After issuing proposed rules on November 2, 2010 and soliciting feedback from interested parties, the CME Group—one of several designated contract markets that commented—pointed out how the lack of any definition for the word “gaming” could be problematic.
In its submission, the CME Group “commented that the term ‘gaming’ should be further defined to ensure that registered entities do not confront difficult legal question with respect to the applicability of the ‘gaming’ prohibition” via Dodd-Frank. The CME Group also pointed out that “the courts have struggled to arrive at an appropriate legal definition for ‘gaming’ for many years.”
The CFTC seemed to concur.
“The [CFTC] agrees that the term ‘gaming’ requires further clarification and that the term is not susceptible to easy definition,” stated the final rulemaking in the Federal Register. “The [CFTC] would like to note that its prohibition of certain ‘gaming’ contracts is consistent with Congress’s intent to ‘prevent gambling through the futures markets’ and to ‘protect the public interest from gaming and other events contracts.’”

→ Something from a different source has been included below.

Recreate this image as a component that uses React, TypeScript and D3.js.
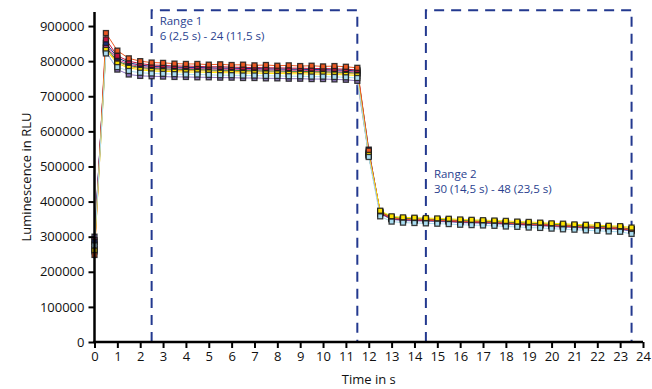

In 2012, the CFTC barred a company from setting up an election-oriented prediction market, finding that certain “political event contracts” involved gaming and were contrary to the public interest.
An Ironic Twist Coming Soon?
The 22 co-authors of what is likely the most important policy statement on prediction markets concluded with a straightforward suggestion.

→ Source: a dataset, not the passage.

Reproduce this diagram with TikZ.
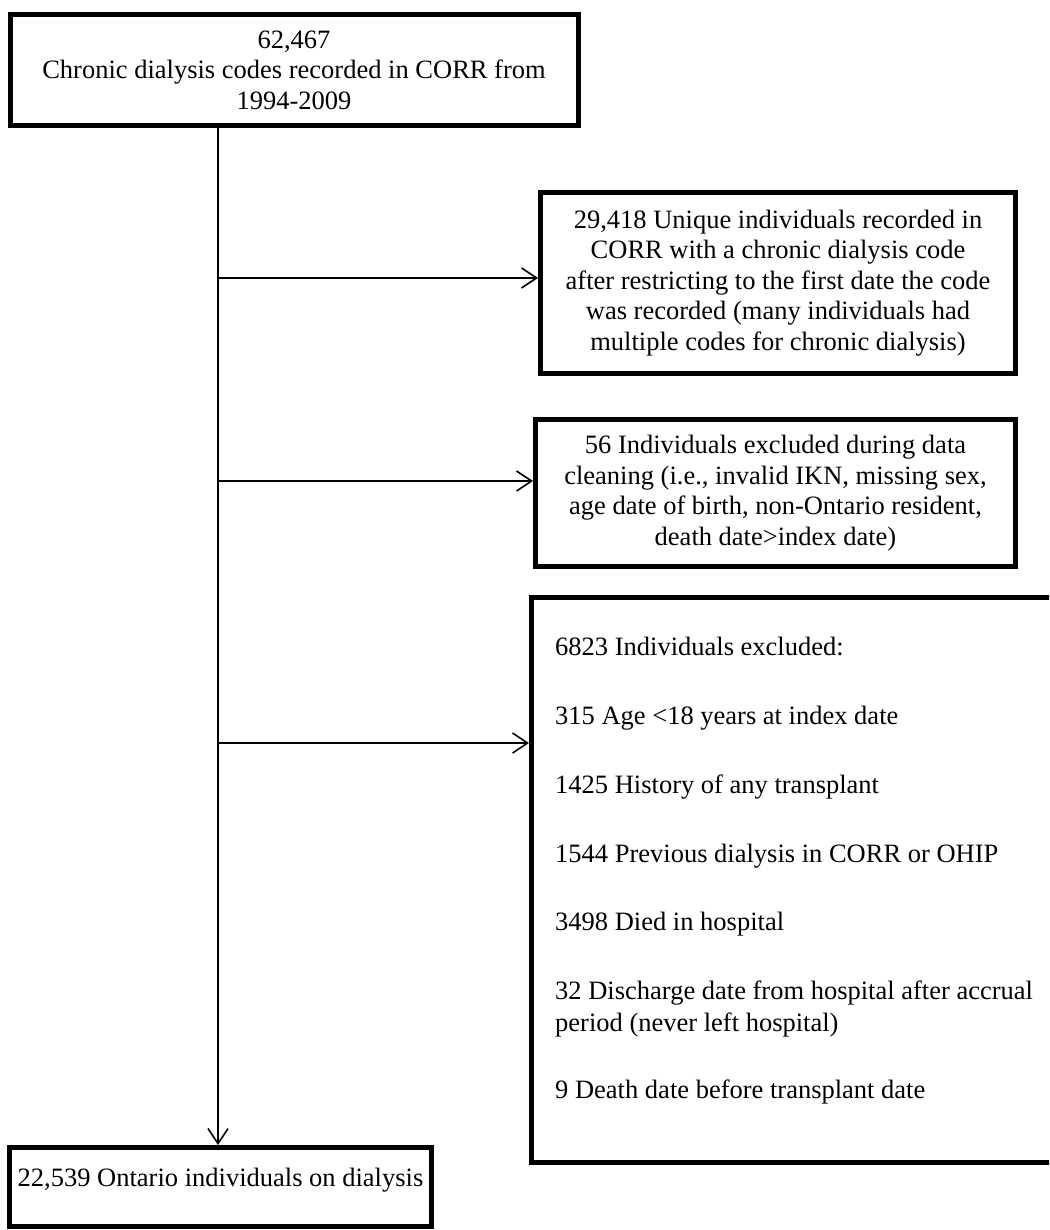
\documentclass[tikz,border=0pt]{standalone}
\usepackage{fontspec}
\setmainfont{Liberation Serif}
\usetikzlibrary{arrows.meta}
\begin{document}
\begin{tikzpicture}[x=1pt,y=-1pt,
  box/.style={draw, line width=5pt, inner sep=0pt, align=center,
    font=\fontsize{26.5}{30.5}\selectfont},
  conn/.style={line width=1.6pt,
    -{Straight Barb[length=15pt,width=20pt,line width=1.6pt]}},
  lbl/.style={anchor=base west, inner sep=0pt,
    font=\fontsize{26.5}{32}\selectfont}]
\useasboundingbox (0,0) rectangle (1049,1230);
\fill[white] (0,0) rectangle (1049,1230);
\clip (0,0) rectangle (1049,1230);

% boxes
\node[box, minimum width=568pt, minimum height=111pt] (top) at (294,70)
  {62,467\\Chronic dialysis codes recorded in CORR from\\1994-2009};
\node[box, minimum width=475pt, minimum height=181pt] (box1) at (778,283)
  {29,418 Unique individuals recorded in\\CORR with a chronic dialysis code\\after restricting to the first date the code\\was recorded (many individuals had\\multiple codes for chronic dialysis)};
\node[box, minimum width=480pt, minimum height=147pt] (box2) at (775.5,493)
  {56 Individuals excluded during data\\cleaning (i.e., invalid IKN, missing sex,\\age date of birth, non-Ontario resident,\\death date>index date)};
\node[box, minimum width=538.5pt, minimum height=564.5pt] (box3) at (800.75,879.75) {};
\node[box, minimum width=422pt, minimum height=79pt, text height=20pt, text depth=22pt] (bottom) at (220.5,1187)
  {22,539 Ontario individuals on dialysis};

% excluded list
\node[lbl] (x0) at (555,655) {6823 Individuals excluded:};
\node[lbl] (x1) at (555,724) {315 Age <18 years at index date};
\node[lbl] (x2) at (555,793) {1425 History of any transplant};
\node[lbl] (x3) at (555,862) {1544 Previous dialysis in CORR or OHIP};
\node[lbl] (x4) at (555,930) {3498 Died in hospital};
\node[lbl] (x5) at (555,999) {32 Discharge date from hospital after accrual};
\node[lbl] (x6) at (555,1031) {period (never left hospital)};
\node[lbl] (x7) at (555,1098) {9 Death date before transplant date};

% connectors
\coordinate (spine) at (218,0);
\coordinate (j1) at (218,278);
\coordinate (j2) at (218,481);
\coordinate (j3) at (218,743);
\draw[conn] (top.south -| spine) -- (bottom.north -| spine);
\draw[conn] (j1) -- (j1 -| box1.west);
\draw[conn] (j2) -- (j2 -| box2.west);
\draw[conn] (j3) -- (j3 -| box3.west);
\end{tikzpicture}
\end{document}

“The first step in helping prediction markets deliver on their promise is to clear away regulatory barriers that were never intended to inhibit socially productive innovation,” wrote the authors.
The delivery vehicle could be the nation’s highest court.

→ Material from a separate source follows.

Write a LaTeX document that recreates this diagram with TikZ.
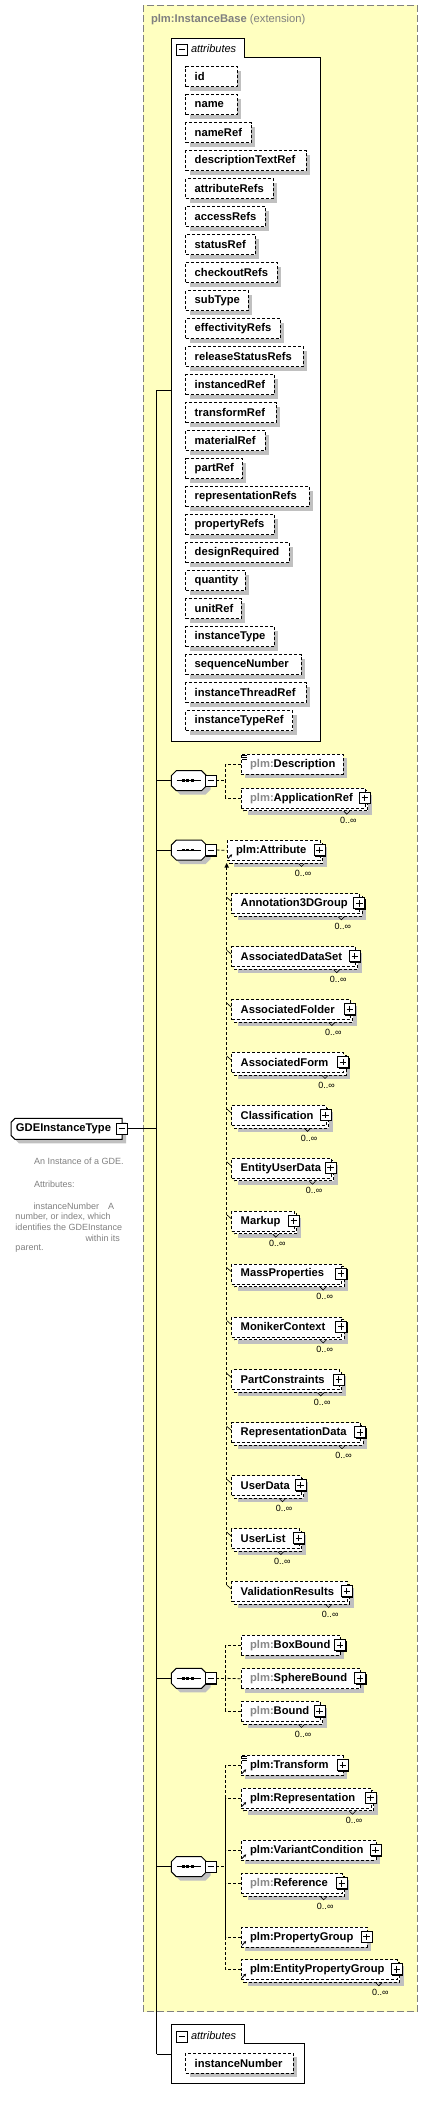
\documentclass[tikz,border=0pt]{standalone}
\usepackage{fontspec}
\setmainfont{Liberation Sans}
\usetikzlibrary{shadows,calc,arrows.meta}
\definecolor{ybg}{HTML}{FFFFC0}
\definecolor{bgray}{HTML}{808080}
\definecolor{shgray}{HTML}{C0C0C0}
\definecolor{pfx}{HTML}{888888}
\definecolor{dsc}{HTML}{808080}
\newcommand\pf{{\color{pfx}plm:}}
% element box: name, left, top, right, text, kind (0 single, 1 multiple, 2 single without plus)
\newcommand\mkel[6]{%
  \pgfmathsetmacro\mytw{#4-#2-18}%
  \ifcase#6\relax
    \node[elem, shadowed] (#1) at (#2,#3) {\hbox to \mytw pt{#5\hss}};
    \pic at (#4,{#3+10}) {plusic};
  \or
    \draw[dbox, fill=white, shadowed] ({#2+3},{#3+3}) rectangle ({#4+3},{#3+23});
    \node[elem] (#1) at (#2,#3) {\hbox to \mytw pt{#5\hss}};
    \node[cardlbl] at ({#4-16.5},{#3+33}) {0..∞};
    \draw[cardtick] ({#4-21},{#3+23.5}) -- ({#4-18},{#3+26.5}) -- ({#4-15},{#3+23.5});
    \pic at (#4,{#3+10}) {plusic};
  \or
    \node[elem, shadowed] (#1) at (#2,#3) {\hbox to \mytw pt{#5\hss}};
  \fi
}
\newcommand\refic[1]{%
  \draw[line width=0.9pt, -{Stealth[length=2.6pt,width=2.8pt]}] ($(#1.south west)+(1.2,-2.2)$) -- +(4.2,-4.2);}
\newcommand\simic[1]{%
  \draw[line width=0.6pt] ($(#1.north west)+(1.6,1.6)$) -- +(4.4,0) ($(#1.north west)+(1.6,3.4)$) -- +(4.4,0) ($(#1.north west)+(1.6,5.2)$) -- +(4.4,0);}
% sequence compositor: name, centre y
\newcommand\seqc[2]{%
  \draw[fill=white, line width=1pt, shadowed] (171.3,{#2-5}) -- (176.3,{#2-10}) -- (201.5,{#2-10}) -- (206.5,{#2-5}) -- (206.5,{#2+5}) -- (201.5,{#2+10}) -- (176.3,{#2+10}) -- (171.3,{#2+5}) -- cycle;
  \coordinate (#1) at (171.3,#2);
  \coordinate (#1o) at (216.3,#2);
  \draw[line width=1pt] (176.7,#2) -- (200.7,#2);
  \fill (182,{#2-1.4}) rectangle +(2.8,2.8);
  \fill (186.4,{#2-1.4}) rectangle +(2.8,2.8);
  \fill (190.8,{#2-1.4}) rectangle +(2.8,2.8);
  \pic at (210.8,#2) {minusic};
}
\begin{document}
\begin{tikzpicture}[x=1pt,y=-1pt, line width=1pt,
  shadowed/.style={general shadow={fill=shgray, shadow xshift=4pt, shadow yshift=-4pt}},
  dbox/.style={draw=black, line width=0.8pt, dash pattern=on 3pt off 2pt},
  elem/.style={dbox, fill=white, anchor=north west, minimum height=20pt, inner xsep=9pt, inner ysep=0pt, font=\bfseries\fontsize{11.2}{13}\selectfont},
  cardlbl/.style={font=\fontsize{9}{10}\selectfont, inner sep=0pt},
  cardtick/.style={line width=0.6pt},
  dcon/.style={line width=0.8pt, dash pattern=on 3pt off 2pt},
  dtext/.style={anchor=west, inner sep=0pt, text=dsc, font=\fontsize{9}{10}\selectfont},
  attrlbl/.style={anchor=west, inner sep=0pt, font=\itshape\fontsize{11}{12}\selectfont},
  plusic/.pic={
    \fill[black] (-4.5,-4.5) rectangle (6.5,6.5);
    \draw[fill=white, line width=0.8pt] (-5.5,-5.5) rectangle (5.5,5.5);
    \draw[line width=0.8pt] (-3.2,0) -- (3.2,0) (0,-3.2) -- (0,3.2);
  },
  minusic/.pic={
    \fill[black] (-4.5,-4.5) rectangle (6.5,6.5);
    \draw[fill=white, line width=0.8pt] (-5.5,-5.5) rectangle (5.5,5.5);
    \draw[line width=0.8pt] (-3.2,0) -- (3.2,0);
  }]
\useasboundingbox (0,0) rectangle (428,2101);

% extension box
\draw[fill=ybg, draw=bgray, line width=1pt, dash pattern=on 7pt off 3pt] (143.3,5.3) rectangle (417.3,2011.7);
\node[anchor=west, inner sep=0pt, text=bgray, font=\fontsize{11.2}{13}\selectfont] (title) at (150.5,19.3) {\textbf{plm:InstanceBase} (extension)};

% attributes group of the base type
\draw[fill=white, line width=1pt] (171.3,741.7) -- (171.3,38.3) -- (244.3,38.3) -- (244.3,57.3) -- (320.3,57.3) -- (320.3,741.7) -- cycle;
\coordinate (attrIn) at (171.3,390.3);
\pic at (181.7,49.7) {minusic};
\node[attrlbl] (attrTitle) at (190.5,48.8) {attributes};
\foreach \nm/\rx [count=\i from 0] in {id/236.7, name/236.7, nameRef/250.7, descriptionTextRef/305.7, attributeRefs/272.7, accessRefs/265, statusRef/255, checkoutRefs/277, subType/247.7, effectivityRefs/279.7, releaseStatusRefs/302.7, instancedRef/273.7, transformRef/276, materialRef/265, partRef/241.7, representationRefs/308.7, propertyRefs/273.7, designRequired/288.7, quantity/244.7, unitRef/240.7, instanceType/273.7, sequenceNumber/300.7, instanceThreadRef/305.7, instanceTypeRef/292.3}{
  \pgfmathsetmacro\ty{66.3+28*\i}
  \mkel{attr\i}{185.3}{\ty}{\rx}{\nm}{2}
}

% main element
\draw[fill=white, line width=1pt, shadowed] (15,1118.3) -- (122,1118.3) -- (122,1139.3) -- (15,1139.3) -- (11,1135.3) -- (11,1122.3) -- cycle;
\node[anchor=west, inner sep=0pt, font=\bfseries\fontsize{11.2}{13}\selectfont] (main) at (15.5,1128.8) {GDEInstanceType};
\pic at (121.7,1128.7) {minusic};
\coordinate (mainOut) at (127.2,1128.3);

\node[dtext] (d1) at (33.7,1161.7) {An Instance of a GDE.};
\node[dtext] (d2) at (33.7,1184) {Attributes:};
\node[dtext] (d3) at (33,1206) {instanceNumber\hspace{9pt}A};
\node[dtext] (d4) at (15,1216.7) {number, or index, which};
\node[dtext] (d5) at (15,1227.7) {identifies the GDEInstance};
\node[dtext] (d6) at (85,1238.3) {within its};
\node[dtext] (d7) at (15,1249) {parent.};

% trunk
\coordinate (trunkTop) at (156.7,390.3);
\coordinate (trunkMid) at (156.7,1128.3);
\coordinate (trunkBot) at (156.7,2054);
\draw (mainOut) -- (trunkMid);
\draw (attrIn) -- (trunkTop) -- (trunkBot);

% sequences
\seqc{s1}{780.7}
\seqc{s2}{850}
\seqc{s3}{1678.3}
\seqc{s4}{1866.7}
\draw (s1) -- (s1 -| trunkTop);
\draw (s2) -- (s2 -| trunkTop);
\draw (s3) -- (s3 -| trunkTop);
\draw (s4) -- (s4 -| trunkTop);

% sequence 1
\mkel{desc}{240.7}{754}{342.7}{\pf Description}{2}
\simic{desc}
\mkel{appref}{240.7}{787.7}{364.8}{\pf ApplicationRef}{1}
\coordinate (j1) at (225.7,780.7);
\draw[dcon] (s1o) -- (j1);
\draw[dcon] (desc.west) -| (j1);
\draw[dcon] (appref.west) -| (j1);

% sequence 2 : substitution group
\mkel{attrib}{226.7}{840}{319.5}{plm:Attribute}{1}
\refic{attrib}
\draw[dcon] (s2o) -- (attrib.west);
\foreach \nm/\rx [count=\k from 0] in {Annotation3DGroup/359.3, AssociatedDataSet/354.7, AssociatedFolder/349.8, AssociatedForm/343, Classification/325.5, EntityUserData/330.5, Markup/293.8, MassProperties/341.2, MonikerContext/341.2, PartConstraints/338.7, RepresentationData/360, UserData/300.5, UserList/298.8, ValidationResults/346.7}{
  \pgfmathsetmacro\ty{893.3+52.9*\k}
  \mkel{m\k}{231.3}{\ty}{\rx}{\nm}{1}
  \draw[cardtick] ($(m\k.north west)+(-4.6,4)$) -- ($(m\k.north west)+(0,8)$);
}
\draw[dcon] ($(attrib.south west)+(0,6.5)$) -- ($(m13.north west)+(-4.6,4)$);
\fill ($(attrib.south west)+(0,2.2)$) -- ($(attrib.south west)+(-2.3,6.8)$) -- ($(attrib.south west)+(2.3,6.8)$) -- cycle;

% sequence 3
\mkel{boxb}{240.7}{1635}{340}{\pf BoxBound}{0}
\mkel{sphb}{240.7}{1668.3}{360}{\pf SphereBound}{0}
\mkel{bnd}{240.7}{1701}{319.5}{\pf Bound}{1}
\coordinate (j3) at (225.7,1678.3);
\draw[dcon] (s3o) -- (j3);
\draw[dcon] (boxb.west) -| (j3);
\draw[dcon] (sphb.west) -- (j3);
\draw[dcon] (bnd.west) -| (j3);

% sequence 4
\mkel{trf}{240.7}{1755}{342.8}{plm:Transform}{0}
\simic{trf}\refic{trf}
\mkel{rep}{240.7}{1787.7}{370.5}{plm:Representation}{1}
\refic{rep}
\mkel{varc}{240.7}{1840}{375.5}{plm:VariantCondition}{0}
\refic{varc}
\mkel{refe}{240.7}{1873.3}{341.7}{\pf Reference}{1}
\mkel{pgrp}{240.7}{1926.7}{366.5}{plm:PropertyGroup}{0}
\refic{pgrp}
\mkel{epg}{240.7}{1959.3}{396.8}{plm:EntityPropertyGroup}{1}
\refic{epg}
\coordinate (j4) at (225.7,1866.7);
\draw[dcon] (s4o) -- (j4);
\draw[dcon] (trf.west) -| (j4);
\draw[dcon] (rep.west) -| (j4);
\draw[dcon] (varc.west) -| (j4);
\draw[dcon] (refe.west) -| (j4);
\draw[dcon] (pgrp.west) -| (j4);
\draw[dcon] (epg.west) -| (j4);

% own attributes
\draw[fill=white, line width=1pt] (171.3,2083.3) -- (171.3,2024.3) -- (244.3,2024.3) -- (244.3,2043.3) -- (304.3,2043.3) -- (304.3,2083.3) -- cycle;
\coordinate (attr2In) at (171.3,2054);
\pic at (181.7,2036.5) {minusic};
\node[attrlbl] (attr2Title) at (190.5,2035.5) {attributes};
\mkel{inum}{185.3}{2052.7}{292.7}{instanceNumber}{2}
\draw (trunkBot) -- (attr2In);
\end{tikzpicture}
\end{document}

Indeed, the fact that the Supreme Court may soon eviscerate the federal sports betting ban while other federal legislation continues to restrict the scope of non-sports prediction markets is a potentially counter-intuitive result that is not lost on experts.
“It would be very ironic if the Supreme Court legalized sports betting and left betting on economically meaningful events illegal,” said Dartmouth’s Eric Zitzewitz. “But stranger things have happened.”